What are some of the misconceptions about litigation financing that you come across?
The first that comes to my mind – because it was recently highlighted by a study on Responsible Private Funding of Litigation carried out by the European Parliamentary Research Service in March 2021 – is the idea that litigation funding can increase “frivolous claims.” This is simply not logical.
The basic argument to dismantle this idea is that no investor wants to lose money. Frivolous means “having no useful or serious purpose.” The industry is and will continue to be highly selective when it comes to investment decisions and funding a frivolous claim means funding a claim without strong merits, which would be like investing in a company that you know will not succeed. Moreover, a party that has received funding will have greater leverage to force a settlement.
Another misconception that fortunately is being debunked is the idea that LF is only for companies that face insolvency or lack liquidity, but the reality is that this tool is also used by companies that prefer to prioritize their financial resources for their core business activities.
How can companies use litigation financing as a tool to help manage cash flows?
Companies use legal finance to help with liquidity problems and/or cashflow allocation, while transferring the risk of complex and long-term litigation, improving the company’s overall financial health.

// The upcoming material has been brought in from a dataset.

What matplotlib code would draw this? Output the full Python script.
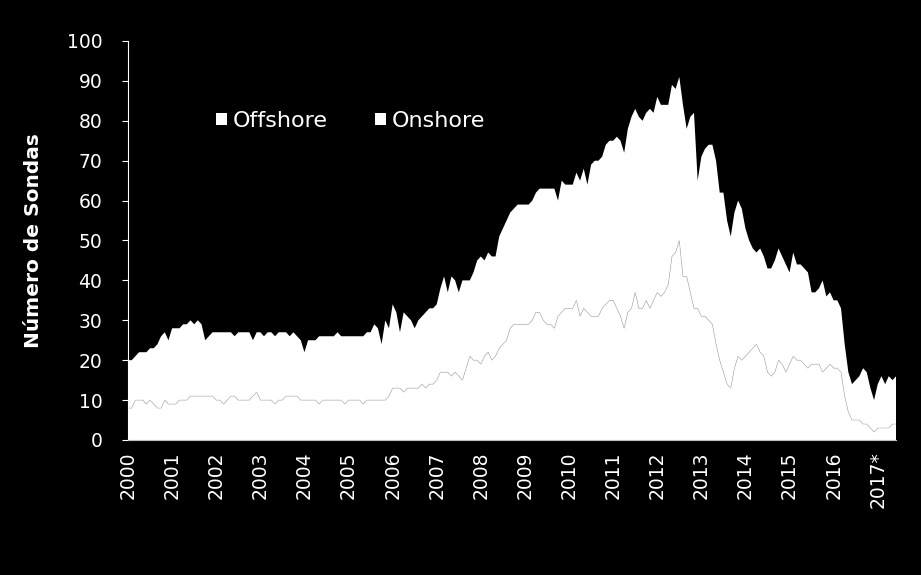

There are limited resources. When involved in a legal dispute, the CFO and legal director have to decide whether to invest cash in legal services, sometimes with upfront costs, to pay law firms, experts, arbitration tribunals, or legal fees, without being certain that the claim will prevail, or to invest this cash into their main economic activities. Commercial claims can empty a company’s coffers, even in the case of strong and solvent entities. The duration of legal proceedings is also uncertain. Even if companies can make accurate predictions about how long a dispute might last, they can last longer than expected, and usually do.
Litigation finance allows companies to hedge these risks. It also helps improve the financial health of a company, because the expenses incurred by a legal proceeding are usually categorized, as their name indicates, as expenses on the balance sheets of any company.

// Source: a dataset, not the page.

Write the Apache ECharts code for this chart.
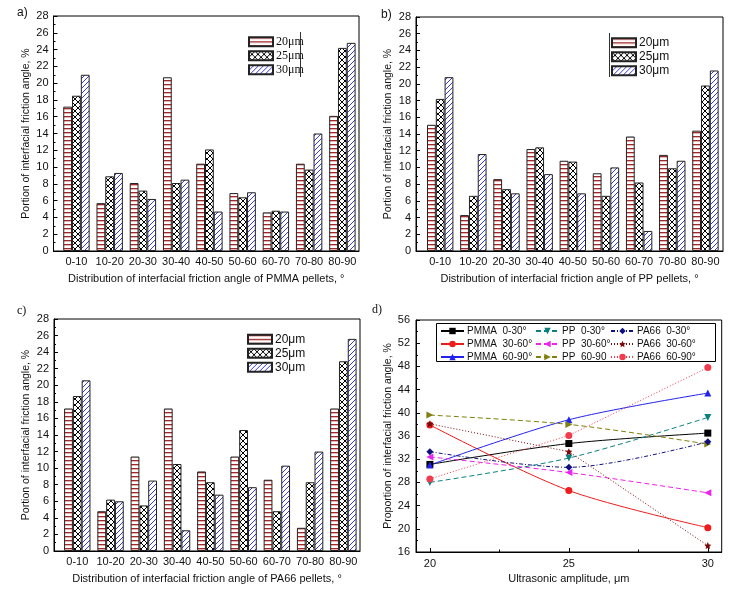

Litigation financing is relatively new in the Spanish market. What should law firms know about the practice?
Litigation funding is a modern legal tool, but law firms and clients usually expect it to be an expensive one. Once clients and law firms come to understand the true benefits of this tool, this perception starts to change.

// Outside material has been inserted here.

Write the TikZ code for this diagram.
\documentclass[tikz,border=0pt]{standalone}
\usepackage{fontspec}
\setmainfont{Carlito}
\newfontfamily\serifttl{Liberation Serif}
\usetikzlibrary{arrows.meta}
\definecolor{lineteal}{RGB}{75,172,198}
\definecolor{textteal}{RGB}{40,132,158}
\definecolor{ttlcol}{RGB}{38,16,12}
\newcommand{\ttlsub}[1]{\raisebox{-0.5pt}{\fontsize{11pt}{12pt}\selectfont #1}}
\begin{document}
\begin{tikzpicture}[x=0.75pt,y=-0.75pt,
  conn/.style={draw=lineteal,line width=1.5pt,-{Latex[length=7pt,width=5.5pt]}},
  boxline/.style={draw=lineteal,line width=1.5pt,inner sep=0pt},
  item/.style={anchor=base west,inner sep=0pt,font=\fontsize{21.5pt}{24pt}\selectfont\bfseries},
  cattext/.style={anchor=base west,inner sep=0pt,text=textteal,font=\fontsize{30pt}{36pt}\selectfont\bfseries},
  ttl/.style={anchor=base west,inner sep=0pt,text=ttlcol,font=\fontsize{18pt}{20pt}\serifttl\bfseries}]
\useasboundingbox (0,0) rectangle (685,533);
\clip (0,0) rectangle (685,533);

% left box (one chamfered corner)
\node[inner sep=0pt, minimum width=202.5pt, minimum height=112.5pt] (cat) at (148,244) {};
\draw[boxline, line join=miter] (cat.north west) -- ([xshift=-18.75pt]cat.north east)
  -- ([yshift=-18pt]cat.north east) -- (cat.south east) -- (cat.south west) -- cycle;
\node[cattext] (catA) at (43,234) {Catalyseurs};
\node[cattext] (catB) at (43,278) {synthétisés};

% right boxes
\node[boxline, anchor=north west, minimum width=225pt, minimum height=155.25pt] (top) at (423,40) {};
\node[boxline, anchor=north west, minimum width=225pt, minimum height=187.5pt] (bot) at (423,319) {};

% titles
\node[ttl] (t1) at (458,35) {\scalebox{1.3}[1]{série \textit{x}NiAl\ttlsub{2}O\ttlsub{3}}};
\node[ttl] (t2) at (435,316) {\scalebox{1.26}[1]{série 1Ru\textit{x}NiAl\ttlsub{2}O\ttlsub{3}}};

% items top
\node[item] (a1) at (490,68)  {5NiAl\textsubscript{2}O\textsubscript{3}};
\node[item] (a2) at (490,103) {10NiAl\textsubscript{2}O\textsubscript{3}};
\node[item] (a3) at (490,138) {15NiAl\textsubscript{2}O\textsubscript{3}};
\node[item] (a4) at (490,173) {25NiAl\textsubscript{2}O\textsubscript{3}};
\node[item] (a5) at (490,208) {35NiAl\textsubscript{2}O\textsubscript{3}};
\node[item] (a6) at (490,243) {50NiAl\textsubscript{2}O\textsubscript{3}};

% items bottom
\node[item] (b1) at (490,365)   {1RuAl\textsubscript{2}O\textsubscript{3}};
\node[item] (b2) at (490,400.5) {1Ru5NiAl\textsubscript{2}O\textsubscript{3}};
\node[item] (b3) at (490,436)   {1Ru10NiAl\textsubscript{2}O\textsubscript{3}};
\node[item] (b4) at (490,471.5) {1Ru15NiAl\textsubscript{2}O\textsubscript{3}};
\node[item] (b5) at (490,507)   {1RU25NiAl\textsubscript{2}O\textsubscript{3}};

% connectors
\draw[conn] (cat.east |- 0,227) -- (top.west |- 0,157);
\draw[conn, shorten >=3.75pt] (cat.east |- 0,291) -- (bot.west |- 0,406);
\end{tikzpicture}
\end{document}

Litigation funding allows law firms to offer flexible fee arrangements in a world where clients have started to look at hourly billing practices differently. Operationally, this can be a problem for many law firms that have billing targets for partners and associates. At the same time, it is difficult for a law firm to create an accurate fixed budget for litigation proceedings that are expected to last a long time. Unexpected events could drag a case out for many more years than originally estimated. Clients have also started to demand law firms take their case on a contingency basis pending the result of the case. All of these can be problematic.
Undoubtedly, law and justice have become expensive. This is not new. Adam Smith anticipated this more than 200 years ago when he said that only one law student out of 20 might end up making a living as a lawyer, and one lawyer out of 20 might earn more than the other 19 combined. A lawyer that starts making a profit at age 40 will charge clients not only based on the amount they have invested in their legal education, but also to recoup the costs of the non-profitable lawyers at their firm.
Litigation funding helps clients and law firms breach this gap, allowing clients to retain top law firms in cases where it would otherwise be impossible to do so.
Soon, law firms open to litigation financing will have a competitive advantage over more traditional firms.